Records with drawing code
-- start --

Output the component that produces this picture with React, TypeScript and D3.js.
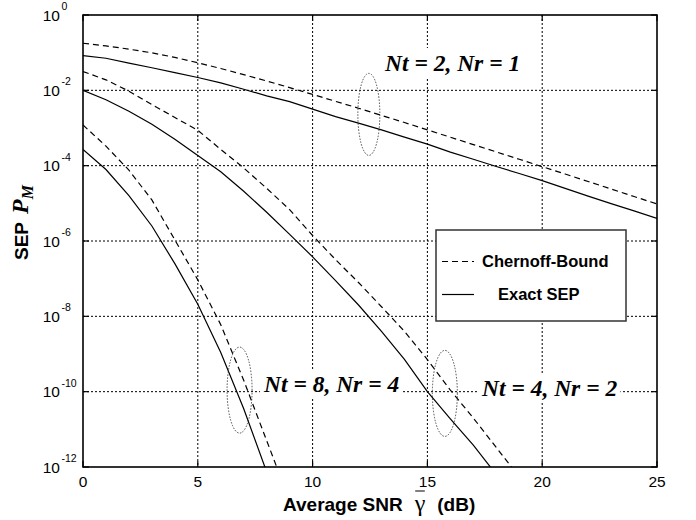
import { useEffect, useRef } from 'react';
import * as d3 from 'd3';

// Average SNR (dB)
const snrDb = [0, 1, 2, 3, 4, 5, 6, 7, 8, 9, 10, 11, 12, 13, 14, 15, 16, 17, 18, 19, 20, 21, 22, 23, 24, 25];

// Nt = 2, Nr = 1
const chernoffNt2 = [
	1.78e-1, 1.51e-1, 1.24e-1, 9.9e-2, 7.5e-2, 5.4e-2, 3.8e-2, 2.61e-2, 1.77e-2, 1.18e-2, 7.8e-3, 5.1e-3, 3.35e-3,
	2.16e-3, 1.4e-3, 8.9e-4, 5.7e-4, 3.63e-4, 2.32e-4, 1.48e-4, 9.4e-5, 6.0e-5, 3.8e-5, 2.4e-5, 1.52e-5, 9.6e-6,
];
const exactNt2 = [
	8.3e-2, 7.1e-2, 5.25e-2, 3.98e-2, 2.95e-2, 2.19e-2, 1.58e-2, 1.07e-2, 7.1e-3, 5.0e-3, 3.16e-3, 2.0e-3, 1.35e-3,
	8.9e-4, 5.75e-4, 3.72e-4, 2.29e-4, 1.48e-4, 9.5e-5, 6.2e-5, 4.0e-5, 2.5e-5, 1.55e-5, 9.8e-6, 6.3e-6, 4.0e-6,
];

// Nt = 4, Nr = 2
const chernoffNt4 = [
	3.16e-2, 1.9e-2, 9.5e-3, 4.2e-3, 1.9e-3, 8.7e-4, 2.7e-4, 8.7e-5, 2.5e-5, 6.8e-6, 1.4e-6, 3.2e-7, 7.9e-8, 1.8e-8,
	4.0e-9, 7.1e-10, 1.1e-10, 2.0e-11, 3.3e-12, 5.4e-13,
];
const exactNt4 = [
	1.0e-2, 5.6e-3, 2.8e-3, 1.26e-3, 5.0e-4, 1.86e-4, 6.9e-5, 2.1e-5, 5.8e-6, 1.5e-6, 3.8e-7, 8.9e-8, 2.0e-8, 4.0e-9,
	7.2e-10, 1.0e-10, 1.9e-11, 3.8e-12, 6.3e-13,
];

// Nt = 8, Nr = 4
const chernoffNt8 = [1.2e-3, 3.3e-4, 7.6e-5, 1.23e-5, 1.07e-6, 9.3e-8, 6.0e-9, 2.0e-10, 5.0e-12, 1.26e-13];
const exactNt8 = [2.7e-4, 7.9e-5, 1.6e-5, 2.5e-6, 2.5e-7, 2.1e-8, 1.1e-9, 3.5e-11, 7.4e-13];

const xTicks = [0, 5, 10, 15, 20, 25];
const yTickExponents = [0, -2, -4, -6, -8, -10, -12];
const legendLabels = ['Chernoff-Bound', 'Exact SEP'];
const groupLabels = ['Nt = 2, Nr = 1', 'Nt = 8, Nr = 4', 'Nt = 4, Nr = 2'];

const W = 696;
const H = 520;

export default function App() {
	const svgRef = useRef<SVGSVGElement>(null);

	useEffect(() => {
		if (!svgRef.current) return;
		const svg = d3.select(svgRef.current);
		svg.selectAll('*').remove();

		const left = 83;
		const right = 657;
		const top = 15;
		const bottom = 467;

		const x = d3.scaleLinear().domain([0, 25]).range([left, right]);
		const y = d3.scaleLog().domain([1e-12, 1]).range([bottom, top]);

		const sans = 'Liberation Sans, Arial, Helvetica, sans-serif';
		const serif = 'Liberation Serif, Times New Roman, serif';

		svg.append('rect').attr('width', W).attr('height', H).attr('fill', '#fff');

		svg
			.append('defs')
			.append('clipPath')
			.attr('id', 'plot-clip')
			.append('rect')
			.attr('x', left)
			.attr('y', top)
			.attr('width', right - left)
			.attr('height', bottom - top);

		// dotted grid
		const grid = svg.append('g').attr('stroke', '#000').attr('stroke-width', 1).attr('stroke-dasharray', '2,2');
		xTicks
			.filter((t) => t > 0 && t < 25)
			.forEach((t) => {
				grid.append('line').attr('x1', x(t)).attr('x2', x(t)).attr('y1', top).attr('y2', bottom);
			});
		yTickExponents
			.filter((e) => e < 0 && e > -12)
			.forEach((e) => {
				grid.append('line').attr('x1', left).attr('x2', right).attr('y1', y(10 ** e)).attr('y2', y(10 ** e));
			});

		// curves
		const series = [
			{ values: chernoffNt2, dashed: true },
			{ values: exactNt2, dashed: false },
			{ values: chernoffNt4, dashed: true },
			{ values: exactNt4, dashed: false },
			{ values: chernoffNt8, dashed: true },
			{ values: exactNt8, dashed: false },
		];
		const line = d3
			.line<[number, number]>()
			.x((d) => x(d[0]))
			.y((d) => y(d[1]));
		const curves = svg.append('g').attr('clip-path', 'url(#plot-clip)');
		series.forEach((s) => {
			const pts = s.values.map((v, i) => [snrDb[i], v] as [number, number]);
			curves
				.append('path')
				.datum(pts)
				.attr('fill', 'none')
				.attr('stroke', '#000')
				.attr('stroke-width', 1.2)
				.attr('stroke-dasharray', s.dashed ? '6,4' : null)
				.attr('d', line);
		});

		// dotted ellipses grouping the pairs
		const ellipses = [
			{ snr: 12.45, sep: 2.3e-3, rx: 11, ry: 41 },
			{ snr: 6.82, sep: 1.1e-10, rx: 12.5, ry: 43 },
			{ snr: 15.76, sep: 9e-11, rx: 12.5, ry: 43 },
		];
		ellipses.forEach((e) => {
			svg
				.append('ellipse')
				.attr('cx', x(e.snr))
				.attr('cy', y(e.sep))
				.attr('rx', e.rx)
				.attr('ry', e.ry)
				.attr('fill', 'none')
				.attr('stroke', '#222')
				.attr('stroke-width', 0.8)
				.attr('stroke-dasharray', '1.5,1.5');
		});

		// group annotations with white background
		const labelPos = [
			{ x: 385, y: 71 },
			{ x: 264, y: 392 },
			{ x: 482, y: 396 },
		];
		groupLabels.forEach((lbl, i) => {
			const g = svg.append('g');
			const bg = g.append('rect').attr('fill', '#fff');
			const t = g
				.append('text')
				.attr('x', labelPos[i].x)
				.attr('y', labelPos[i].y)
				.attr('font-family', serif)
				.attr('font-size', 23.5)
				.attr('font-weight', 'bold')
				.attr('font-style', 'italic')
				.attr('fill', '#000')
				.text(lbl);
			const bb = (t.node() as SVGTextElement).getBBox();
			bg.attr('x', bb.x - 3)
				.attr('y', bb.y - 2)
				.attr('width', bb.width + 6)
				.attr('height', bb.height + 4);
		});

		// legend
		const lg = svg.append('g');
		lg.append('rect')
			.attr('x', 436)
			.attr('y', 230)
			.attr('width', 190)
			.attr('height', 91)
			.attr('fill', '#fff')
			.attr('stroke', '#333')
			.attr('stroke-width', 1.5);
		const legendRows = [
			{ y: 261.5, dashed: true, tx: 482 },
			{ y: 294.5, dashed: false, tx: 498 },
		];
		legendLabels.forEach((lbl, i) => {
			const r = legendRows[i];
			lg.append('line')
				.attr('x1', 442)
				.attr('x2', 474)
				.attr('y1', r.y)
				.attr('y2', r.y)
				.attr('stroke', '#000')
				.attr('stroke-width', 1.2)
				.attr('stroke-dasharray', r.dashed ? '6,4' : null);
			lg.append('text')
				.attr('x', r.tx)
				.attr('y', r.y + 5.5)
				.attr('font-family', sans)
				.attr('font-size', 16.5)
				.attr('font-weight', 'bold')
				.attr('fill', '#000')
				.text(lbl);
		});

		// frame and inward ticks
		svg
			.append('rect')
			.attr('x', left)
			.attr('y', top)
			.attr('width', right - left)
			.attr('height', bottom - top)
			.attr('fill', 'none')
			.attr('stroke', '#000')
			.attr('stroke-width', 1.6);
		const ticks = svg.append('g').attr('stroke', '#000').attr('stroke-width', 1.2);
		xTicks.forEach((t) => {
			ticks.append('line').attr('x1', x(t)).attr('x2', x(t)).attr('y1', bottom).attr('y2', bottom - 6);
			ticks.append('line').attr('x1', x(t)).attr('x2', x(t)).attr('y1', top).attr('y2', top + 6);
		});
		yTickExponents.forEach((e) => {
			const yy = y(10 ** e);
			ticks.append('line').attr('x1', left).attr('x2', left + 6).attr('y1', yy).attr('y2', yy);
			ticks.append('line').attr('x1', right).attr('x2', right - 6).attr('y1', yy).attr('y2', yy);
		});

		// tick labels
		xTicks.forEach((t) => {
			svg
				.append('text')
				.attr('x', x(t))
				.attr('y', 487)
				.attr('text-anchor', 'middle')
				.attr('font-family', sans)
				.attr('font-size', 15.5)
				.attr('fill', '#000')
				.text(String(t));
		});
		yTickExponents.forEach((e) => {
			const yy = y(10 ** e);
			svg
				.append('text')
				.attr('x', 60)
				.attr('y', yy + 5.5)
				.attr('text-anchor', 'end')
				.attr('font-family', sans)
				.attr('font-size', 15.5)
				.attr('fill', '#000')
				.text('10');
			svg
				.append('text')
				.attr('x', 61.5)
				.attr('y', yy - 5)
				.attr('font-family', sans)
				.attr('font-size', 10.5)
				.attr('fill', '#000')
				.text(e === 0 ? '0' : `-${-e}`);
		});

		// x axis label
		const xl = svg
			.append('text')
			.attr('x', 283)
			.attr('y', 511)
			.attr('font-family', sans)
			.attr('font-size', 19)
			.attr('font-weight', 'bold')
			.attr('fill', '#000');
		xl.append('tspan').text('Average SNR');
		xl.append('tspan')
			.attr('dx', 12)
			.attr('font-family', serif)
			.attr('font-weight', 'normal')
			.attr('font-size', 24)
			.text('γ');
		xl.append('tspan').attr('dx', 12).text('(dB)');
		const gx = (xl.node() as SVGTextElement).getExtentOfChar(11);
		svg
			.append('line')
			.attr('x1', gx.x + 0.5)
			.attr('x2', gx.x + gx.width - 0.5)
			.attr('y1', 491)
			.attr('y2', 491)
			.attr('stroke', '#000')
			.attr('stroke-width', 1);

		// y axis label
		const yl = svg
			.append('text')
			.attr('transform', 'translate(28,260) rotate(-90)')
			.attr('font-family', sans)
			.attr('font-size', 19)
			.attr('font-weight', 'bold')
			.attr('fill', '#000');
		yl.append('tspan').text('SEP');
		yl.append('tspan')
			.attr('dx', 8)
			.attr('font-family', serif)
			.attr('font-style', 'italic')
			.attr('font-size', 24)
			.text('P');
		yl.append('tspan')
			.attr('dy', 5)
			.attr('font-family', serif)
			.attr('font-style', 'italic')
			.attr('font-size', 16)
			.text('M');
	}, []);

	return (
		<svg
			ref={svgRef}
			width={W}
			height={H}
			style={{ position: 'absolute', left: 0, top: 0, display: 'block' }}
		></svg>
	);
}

-- end --
-- start --

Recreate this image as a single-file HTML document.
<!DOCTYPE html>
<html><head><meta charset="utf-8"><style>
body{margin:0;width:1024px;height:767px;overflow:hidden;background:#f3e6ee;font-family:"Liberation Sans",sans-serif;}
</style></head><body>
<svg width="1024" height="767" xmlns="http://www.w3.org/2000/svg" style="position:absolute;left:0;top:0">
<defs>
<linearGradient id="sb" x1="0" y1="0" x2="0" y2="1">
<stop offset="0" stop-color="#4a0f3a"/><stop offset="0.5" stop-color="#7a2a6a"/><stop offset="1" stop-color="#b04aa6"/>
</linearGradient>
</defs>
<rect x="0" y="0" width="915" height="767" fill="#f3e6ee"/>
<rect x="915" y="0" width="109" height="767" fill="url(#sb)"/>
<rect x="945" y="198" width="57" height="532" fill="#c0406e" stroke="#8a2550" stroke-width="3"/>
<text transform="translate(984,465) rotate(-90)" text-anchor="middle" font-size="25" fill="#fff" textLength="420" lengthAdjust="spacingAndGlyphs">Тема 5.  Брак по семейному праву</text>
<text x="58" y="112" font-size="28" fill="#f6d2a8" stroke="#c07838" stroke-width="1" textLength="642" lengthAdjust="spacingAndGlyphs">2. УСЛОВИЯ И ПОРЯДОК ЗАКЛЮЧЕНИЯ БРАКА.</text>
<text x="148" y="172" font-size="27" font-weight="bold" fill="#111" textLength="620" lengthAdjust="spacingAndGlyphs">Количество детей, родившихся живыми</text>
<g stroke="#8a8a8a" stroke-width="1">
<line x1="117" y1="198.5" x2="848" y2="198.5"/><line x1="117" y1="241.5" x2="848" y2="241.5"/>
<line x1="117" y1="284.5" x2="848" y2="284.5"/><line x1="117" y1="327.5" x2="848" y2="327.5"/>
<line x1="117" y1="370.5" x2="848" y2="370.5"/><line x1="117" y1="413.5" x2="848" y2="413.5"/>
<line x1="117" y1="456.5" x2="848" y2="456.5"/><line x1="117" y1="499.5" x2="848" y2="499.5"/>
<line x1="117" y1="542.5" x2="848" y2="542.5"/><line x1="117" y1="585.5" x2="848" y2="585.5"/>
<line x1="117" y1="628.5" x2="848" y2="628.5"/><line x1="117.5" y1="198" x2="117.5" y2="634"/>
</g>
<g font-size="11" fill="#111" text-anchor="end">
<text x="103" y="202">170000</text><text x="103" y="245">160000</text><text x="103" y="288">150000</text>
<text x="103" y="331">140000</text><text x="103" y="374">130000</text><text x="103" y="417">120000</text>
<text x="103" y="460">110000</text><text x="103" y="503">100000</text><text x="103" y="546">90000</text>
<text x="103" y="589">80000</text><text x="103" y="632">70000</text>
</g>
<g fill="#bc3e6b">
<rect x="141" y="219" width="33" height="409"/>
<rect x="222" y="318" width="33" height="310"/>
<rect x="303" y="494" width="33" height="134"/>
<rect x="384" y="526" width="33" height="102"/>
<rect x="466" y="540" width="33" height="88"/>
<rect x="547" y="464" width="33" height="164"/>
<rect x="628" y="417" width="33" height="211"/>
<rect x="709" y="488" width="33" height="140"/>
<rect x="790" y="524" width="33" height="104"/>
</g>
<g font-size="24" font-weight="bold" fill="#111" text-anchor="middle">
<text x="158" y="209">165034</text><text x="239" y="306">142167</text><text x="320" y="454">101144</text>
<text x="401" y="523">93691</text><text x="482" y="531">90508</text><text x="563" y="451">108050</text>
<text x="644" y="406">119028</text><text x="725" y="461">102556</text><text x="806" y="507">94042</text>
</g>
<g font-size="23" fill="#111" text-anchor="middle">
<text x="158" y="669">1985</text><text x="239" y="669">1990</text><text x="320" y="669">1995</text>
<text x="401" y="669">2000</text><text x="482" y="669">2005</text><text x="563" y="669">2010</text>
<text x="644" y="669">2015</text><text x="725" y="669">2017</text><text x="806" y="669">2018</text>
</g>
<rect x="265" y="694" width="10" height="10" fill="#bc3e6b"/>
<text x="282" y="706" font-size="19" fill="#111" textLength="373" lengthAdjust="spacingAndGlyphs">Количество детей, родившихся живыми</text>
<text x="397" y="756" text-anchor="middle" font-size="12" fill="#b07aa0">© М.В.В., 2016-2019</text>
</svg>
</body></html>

-- end --
-- start --

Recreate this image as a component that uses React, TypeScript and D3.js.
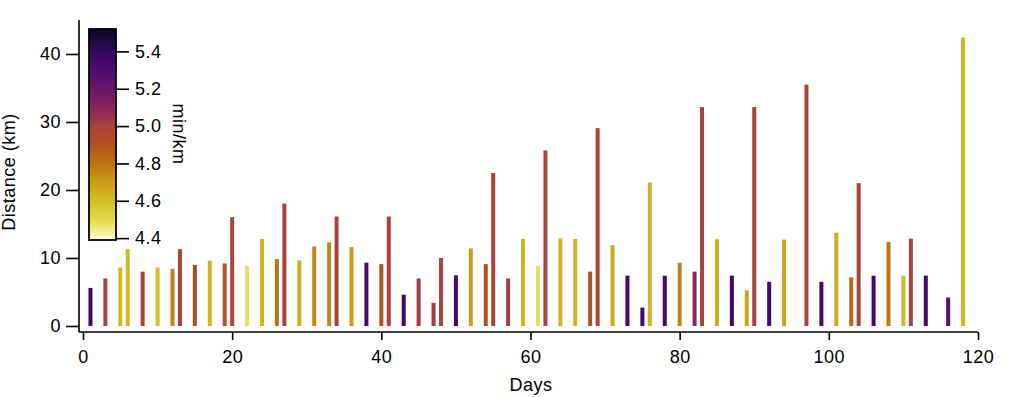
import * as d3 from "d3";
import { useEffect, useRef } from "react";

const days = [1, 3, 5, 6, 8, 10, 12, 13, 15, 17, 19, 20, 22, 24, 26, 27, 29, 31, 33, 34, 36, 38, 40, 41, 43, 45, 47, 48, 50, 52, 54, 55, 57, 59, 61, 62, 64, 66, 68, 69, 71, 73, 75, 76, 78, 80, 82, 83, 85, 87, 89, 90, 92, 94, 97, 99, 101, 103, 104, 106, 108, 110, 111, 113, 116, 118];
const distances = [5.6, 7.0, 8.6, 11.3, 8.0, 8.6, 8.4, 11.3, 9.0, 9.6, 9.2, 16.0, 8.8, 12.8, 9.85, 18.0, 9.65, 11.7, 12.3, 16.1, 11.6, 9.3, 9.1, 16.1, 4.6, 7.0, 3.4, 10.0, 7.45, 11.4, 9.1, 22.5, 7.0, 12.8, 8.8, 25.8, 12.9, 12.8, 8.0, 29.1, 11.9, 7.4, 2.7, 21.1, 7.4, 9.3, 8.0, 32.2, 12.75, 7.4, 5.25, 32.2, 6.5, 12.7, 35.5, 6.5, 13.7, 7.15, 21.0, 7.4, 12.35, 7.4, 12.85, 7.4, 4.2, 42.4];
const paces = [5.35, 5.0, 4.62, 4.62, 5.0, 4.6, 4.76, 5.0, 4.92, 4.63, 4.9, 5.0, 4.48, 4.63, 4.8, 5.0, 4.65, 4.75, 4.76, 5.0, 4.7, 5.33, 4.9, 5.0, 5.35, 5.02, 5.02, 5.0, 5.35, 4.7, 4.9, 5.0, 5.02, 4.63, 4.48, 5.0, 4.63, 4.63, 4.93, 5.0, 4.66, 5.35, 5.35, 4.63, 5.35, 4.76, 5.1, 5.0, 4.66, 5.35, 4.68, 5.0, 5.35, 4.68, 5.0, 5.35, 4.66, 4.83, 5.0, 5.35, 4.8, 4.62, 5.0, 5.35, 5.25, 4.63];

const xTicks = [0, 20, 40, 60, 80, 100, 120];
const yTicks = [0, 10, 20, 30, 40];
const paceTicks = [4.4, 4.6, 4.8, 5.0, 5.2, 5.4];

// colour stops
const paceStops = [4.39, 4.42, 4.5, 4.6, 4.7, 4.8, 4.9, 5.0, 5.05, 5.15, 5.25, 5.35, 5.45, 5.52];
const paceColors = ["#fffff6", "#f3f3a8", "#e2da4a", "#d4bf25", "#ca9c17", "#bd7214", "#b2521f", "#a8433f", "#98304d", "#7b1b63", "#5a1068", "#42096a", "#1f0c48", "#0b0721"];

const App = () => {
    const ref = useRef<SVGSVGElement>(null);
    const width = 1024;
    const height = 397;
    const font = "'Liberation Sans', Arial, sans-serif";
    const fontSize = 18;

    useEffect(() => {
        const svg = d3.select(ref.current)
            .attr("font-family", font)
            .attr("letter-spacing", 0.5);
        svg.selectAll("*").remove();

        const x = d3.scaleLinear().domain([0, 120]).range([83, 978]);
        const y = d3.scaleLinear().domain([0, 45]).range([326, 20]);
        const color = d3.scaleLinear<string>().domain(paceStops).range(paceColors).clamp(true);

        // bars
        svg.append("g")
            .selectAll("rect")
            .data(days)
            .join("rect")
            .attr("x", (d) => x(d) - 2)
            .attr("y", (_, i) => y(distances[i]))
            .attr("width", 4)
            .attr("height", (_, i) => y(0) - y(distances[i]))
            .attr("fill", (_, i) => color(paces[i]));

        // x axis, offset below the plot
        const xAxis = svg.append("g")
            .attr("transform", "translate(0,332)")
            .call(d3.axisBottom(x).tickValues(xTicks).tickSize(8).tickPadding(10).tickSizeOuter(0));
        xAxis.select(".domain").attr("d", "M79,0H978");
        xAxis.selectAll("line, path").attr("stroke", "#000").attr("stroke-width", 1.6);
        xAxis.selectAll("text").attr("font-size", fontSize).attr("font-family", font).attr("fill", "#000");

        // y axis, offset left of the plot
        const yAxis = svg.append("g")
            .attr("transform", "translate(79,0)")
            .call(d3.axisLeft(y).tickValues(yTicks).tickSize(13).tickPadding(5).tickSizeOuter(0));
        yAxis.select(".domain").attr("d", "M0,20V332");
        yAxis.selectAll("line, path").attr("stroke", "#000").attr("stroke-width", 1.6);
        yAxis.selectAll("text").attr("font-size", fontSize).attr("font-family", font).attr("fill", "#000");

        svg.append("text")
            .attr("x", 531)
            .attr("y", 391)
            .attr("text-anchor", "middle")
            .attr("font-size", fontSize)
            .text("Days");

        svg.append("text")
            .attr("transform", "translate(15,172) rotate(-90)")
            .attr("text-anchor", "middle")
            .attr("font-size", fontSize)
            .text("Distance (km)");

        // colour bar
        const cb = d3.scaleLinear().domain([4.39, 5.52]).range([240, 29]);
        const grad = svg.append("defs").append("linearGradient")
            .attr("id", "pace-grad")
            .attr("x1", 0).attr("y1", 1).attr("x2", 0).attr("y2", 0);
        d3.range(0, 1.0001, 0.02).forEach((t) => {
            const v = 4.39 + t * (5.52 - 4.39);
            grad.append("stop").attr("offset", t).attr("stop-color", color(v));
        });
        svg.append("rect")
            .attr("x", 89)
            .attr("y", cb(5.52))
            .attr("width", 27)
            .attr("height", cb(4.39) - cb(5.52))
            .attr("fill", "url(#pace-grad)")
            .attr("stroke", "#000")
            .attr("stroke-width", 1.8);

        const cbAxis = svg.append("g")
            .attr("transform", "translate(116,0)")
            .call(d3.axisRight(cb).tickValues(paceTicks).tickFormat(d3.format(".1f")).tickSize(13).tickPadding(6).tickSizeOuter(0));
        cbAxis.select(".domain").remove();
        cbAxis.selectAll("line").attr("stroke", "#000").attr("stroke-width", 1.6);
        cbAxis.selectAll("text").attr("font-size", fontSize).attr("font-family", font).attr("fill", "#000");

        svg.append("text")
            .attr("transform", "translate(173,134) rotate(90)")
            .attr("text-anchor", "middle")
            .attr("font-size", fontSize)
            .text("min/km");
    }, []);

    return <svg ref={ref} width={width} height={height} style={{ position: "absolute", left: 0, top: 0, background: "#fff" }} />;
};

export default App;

-- end --

* _YOUR OBJECTIVE_: For the material above, give again only the lines starting at the line that contains "Output the component" and ending at the line that contains "23, 24, 25];". Pictures do not belong in the copy.

* _SOLVED PROBLEM_:
Output the component that produces this picture with React, TypeScript and D3.js.
import { useEffect, useRef } from 'react';
import * as d3 from 'd3';

// Average SNR (dB)
const snrDb = [0, 1, 2, 3, 4, 5, 6, 7, 8, 9, 10, 11, 12, 13, 14, 15, 16, 17, 18, 19, 20, 21, 22, 23, 24, 25];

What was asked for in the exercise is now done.